Basil: I always have a pot of Basil around, my preference is basic Sweet Basil with the large green leaf. It can be called Genovese or Napletano. I also like Greek Columnar Basil but it can be difficult to find. Basil lasts about 3-4 months in a container so I replace mine quarterly.

Bay Leaf: My first attempt with Bay Leaf failed, I planted it in the ground and it did not flourish. I bought two more and they have happily provided Bay Leaf from their perch in a terracotta pot. Bay Leaf plants can be difficult to find in our area so buy them online. Be careful to buy the culinary Bay Leaf (Laurus nobilis) – there are other types used for decorative purposes and not to eat.

Dill: Dill is a favorite for use in soups or with sauteed vegetables or fish. A tall, ferny plant this is a cool season plant and will go to seed in the late spring. The seeds are a bonus and can be used in breads or saved to grow more Dill next fall.
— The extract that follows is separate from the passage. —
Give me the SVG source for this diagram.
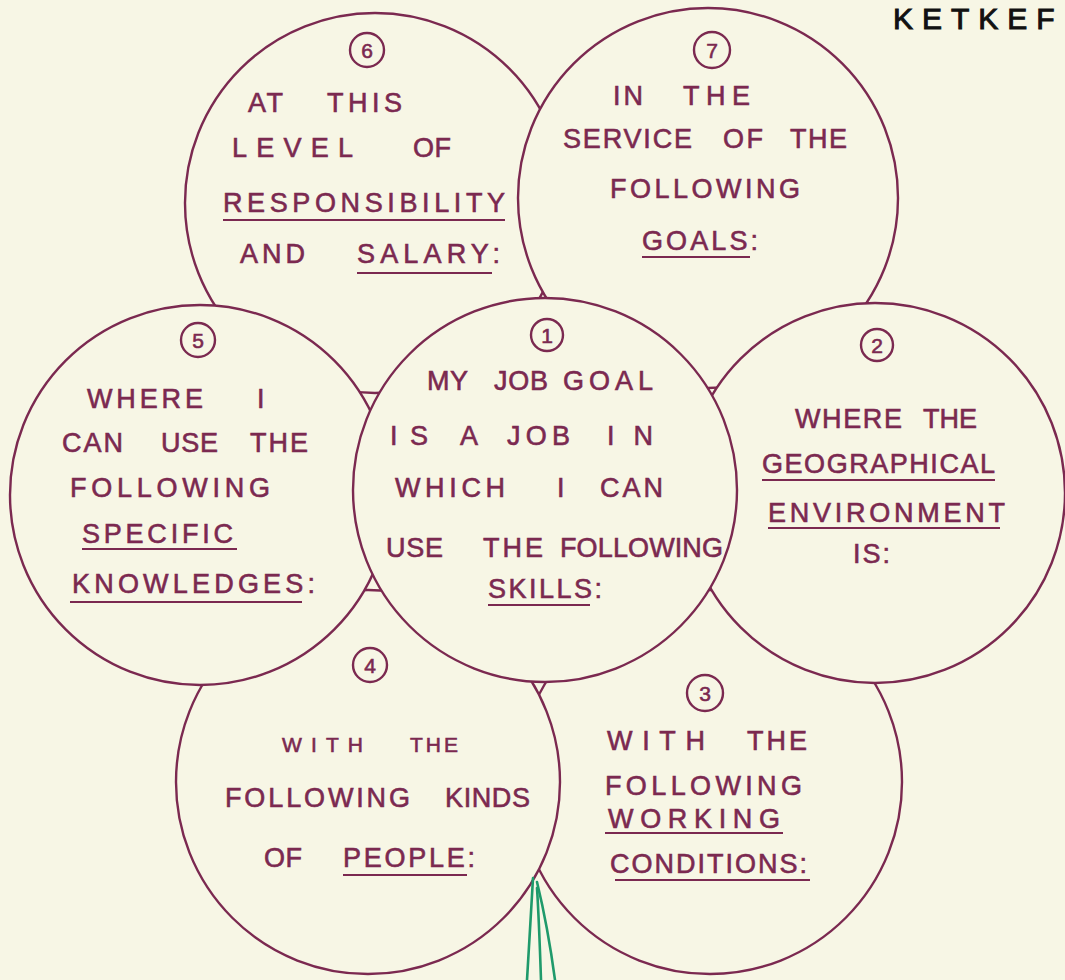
<svg xmlns="http://www.w3.org/2000/svg" width="1065" height="980" viewBox="0 0 1065 980">
<style>
.bg{fill:#f7f6e5}
.c{fill:#f7f6e5;stroke:#7b2950;stroke-width:2.4}
.t{font-family:"Liberation Sans",Arial,sans-serif;font-size:27px;fill:#7b2950;stroke:#7b2950;stroke-width:0.6}
.s{font-size:21px}
.u{stroke:#7b2950;stroke-width:2;fill:none}
.b{fill:none;stroke:#7b2950;stroke-width:2.4}
.n{font-family:"Liberation Sans",Arial,sans-serif;font-size:21px;fill:#7b2950;stroke:#7b2950;stroke-width:0.6;text-anchor:middle}
.g{fill:none;stroke:#1f9a6b;stroke-width:2.6;stroke-linecap:round}
</style>
<rect class="bg" x="0" y="0" width="1065" height="980"/>
<text x="893" y="29" font-family="Liberation Sans, Arial, sans-serif" font-size="30" fill="#111" stroke="#111" stroke-width="1" letter-spacing="9">KETKEF</text>

<g id="node6">
<circle class="c" cx="375" cy="203" r="190"/>
<circle class="b" cx="367" cy="50" r="17"/><text class="n" x="367" y="58">6</text>
<g class="t">
<text x="248" y="112" textLength="35">AT</text><text x="327" y="112" textLength="75">THIS</text>
<text x="232" y="157" textLength="121">LEVEL</text><text x="413" y="157" textLength="38">OF</text>
<text x="223" y="212" textLength="282">RESPONSIBILITY</text>
<text x="240" y="263" textLength="65">AND</text><text x="357" y="263" textLength="143">SALARY:</text>
</g>
<path class="u" d="M223,220 H505 M357,273 H492"/>
</g>

<g id="node7">
<circle class="c" cx="708" cy="198" r="190"/>
<circle class="b" cx="712" cy="50" r="18"/><text class="n" x="712" y="58">7</text>
<g class="t">
<text x="613" y="105" textLength="30">IN</text><text x="683" y="105" textLength="67">THE</text>
<text x="563" y="148" textLength="129">SERVICE</text><text x="723" y="148" textLength="40">OF</text><text x="790" y="148" textLength="57">THE</text>
<text x="610" y="198" textLength="190">FOLLOWING</text>
<text x="642" y="250" textLength="116">GOALS:</text>
</g>
<path class="u" d="M642,257 H750"/>
</g>

<g id="node3">
<circle class="c" cx="710" cy="782" r="192"/>
<circle class="b" cx="705" cy="693" r="18"/><text class="n" x="705" y="701">3</text>
<g class="t">
<text x="607" y="750" textLength="98">WITH</text><text x="747" y="750" textLength="60">THE</text>
<text x="605" y="795" textLength="197">FOLLOWING</text>
<text x="608" y="828" textLength="172">WORKING</text>
<text x="610" y="873" textLength="197">CONDITIONS:</text>
</g>
<path class="u" d="M605,833 H783 M615,880 H810"/>
</g>

<g id="node2">
<circle class="c" cx="875" cy="493" r="190"/>
<circle class="b" cx="877" cy="345" r="16"/><text class="n" x="877" y="353">2</text>
<g class="t">
<text x="795" y="428" textLength="107">WHERE</text><text x="923" y="428" textLength="54">THE</text>
<text x="762" y="473" textLength="233">GEOGRAPHICAL</text>
<text x="768" y="522" textLength="237">ENVIRONMENT</text>
<text x="853" y="563" textLength="37">IS:</text>
</g>
<path class="u" d="M762,480 H995 M768,528 H1000"/>
</g>

<g id="node4">
<circle class="c" cx="368" cy="782" r="192"/>
<circle class="b" cx="370" cy="665" r="17"/><text class="n" x="370" y="673">4</text>
<g class="t">
<text class="s" x="282" y="752" textLength="81">WITH</text><text class="s" x="410" y="752" textLength="48">THE</text>
<text x="225" y="807" textLength="185">FOLLOWING</text><text x="445" y="807" textLength="85">KINDS</text>
<text x="264" y="867" textLength="38">OF</text><text x="343" y="867" textLength="132">PEOPLE:</text>
</g>
<path class="u" d="M343,875 H467"/>
</g>

<g id="node5">
<circle class="c" cx="200" cy="495" r="190"/>
<circle class="b" cx="198" cy="340" r="17"/><text class="n" x="198" y="348">5</text>
<g class="t">
<text x="87" y="408" textLength="116">WHERE</text><text x="257" y="408">I</text>
<text x="62" y="452" textLength="61">CAN</text><text x="161" y="452" textLength="57">USE</text><text x="250" y="452" textLength="58">THE</text>
<text x="70" y="497" textLength="200">FOLLOWING</text>
<text x="82" y="543" textLength="151">SPECIFIC</text>
<text x="72" y="593" textLength="243">KNOWLEDGES:</text>
</g>
<path class="u" d="M82,549 H237 M70,602 H302"/>
</g>

<g id="node1">
<circle class="c" cx="545" cy="490" r="192"/>
<circle class="b" cx="547" cy="335" r="16"/><text class="n" x="547" y="343">1</text>
<g class="t">
<text x="427" y="390" textLength="41">MY</text><text x="494" y="390" textLength="54">JOB</text><text x="563" y="390" textLength="90">GOAL</text>
<text x="390" y="445" textLength="38">IS</text><text x="460" y="445" textLength="20">A</text><text x="507" y="445" textLength="63">JOB</text><text x="607" y="445" textLength="46">IN</text>
<text x="395" y="497" textLength="110">WHICH</text><text x="557" y="497">I</text><text x="600" y="497" textLength="63">CAN</text>
<text x="386" y="557" textLength="57">USE</text><text x="483" y="557" textLength="60">THE</text><text x="560" y="557" textLength="163">FOLLOWING</text>
<text x="488" y="598" textLength="114">SKILLS:</text>
</g>
<path class="u" d="M488,605 H590"/>
</g>

<g id="stem">
<path class="g" d="M533,878 C531,910 529,950 527,980"/>
<path class="g" d="M537,888 C539,920 540,950 541,980"/>
<path class="g" d="M537,882 C545,915 551,950 555,980"/>
</g>
</svg>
Parsley: I prefer Italian Parsley (flat leaf) for flavor, Curly Parsley can be easily grown here as well. This is a cool season plant and will grow here from October until late spring.

Rosemary: Rosemary lasts year round in a pot. Eventually, it needs replacement – I consider this maintenance as we eat a lot of Rosemary. I like the flavor of the upright plants rather than the creepers.

Thyme: Thyme is another cool season herb. I may have managed to get it to live through a whole year once, but this requires a lot of attention in the summer. My attention tends to wane as the humidity rises. I prefer the Lemon Thyme to German for the flavor.

My Fall Containers are currently under construction, I will work on another post when they are complete.